- Born: 1968 (age 57–58)
- Occupation: Model
- Modeling information
- Height: 5 ft 11 in (180 cm)
- Hair color: brown
- Eye color: brown
- Agency: Ford Models

= Fabienne Terwinghe =

Belgian model (born 1968)

Fabienne Terwinghe, also spelled "Therwinghe" (born 1968) is a Belgian model who was active during the late 1980s and 1990s.

==Early life==
Terwinghe grew up in Belgium. She reached her full adult height at age 14, and stated she was uncomfortable with her tall stature due to teasing from peers. She expressed an interest in modeling in her teens, and cut her hair short to help achieve a unique image.

==Career==
Terwinghe walked the runway for Gianfranco Ferré, Ralph Lauren, Complice, Krizia, Max Mara, and Industria in the early 1990s. She also modeled for a large number of advertisements, including those for Armani, Anne Klein, Chico's, Dior, Lancaster, Nautica, and Pierre Balmain. Some of her more prestigious and successful modeling work was for cosmetic house Revlon in one of the "Unforgettable Women" advertisements, photographed by Richard Avedon. Terwinghe appeared with fellow models Cordula Reyer, Michaela Bercu, and Carré Otis for the print ad. Terwinghe later became a spokes model for cosmetic house Helena Rubinstein. Another high-profile endorsement of Fabienne Terwinghe's was for lingerie, fashion, and beauty brand Victoria's Secret.

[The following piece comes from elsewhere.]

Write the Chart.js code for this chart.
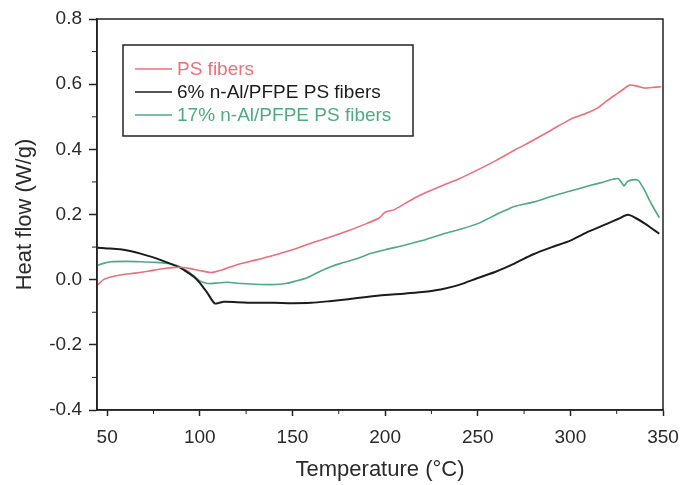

She was also the cover subject for the American and Italian editions of Elle, the Italian edition of |Marie Claire, and the Spanish edition of Vogue.

She also appeared in the music video for New Order's "Round and Round" from the 1989 album Technique.

==Anti-fur activism==
In 1994, with fellow models Naomi Campbell, Tatjana Patitz, Heather Stewart-Whyte and Emma Wiklund, Terwinghe posed nude in a PETA anti-fur ad. Terwinghe has stated that throughout her modeling career, she has refused to pose wearing fur.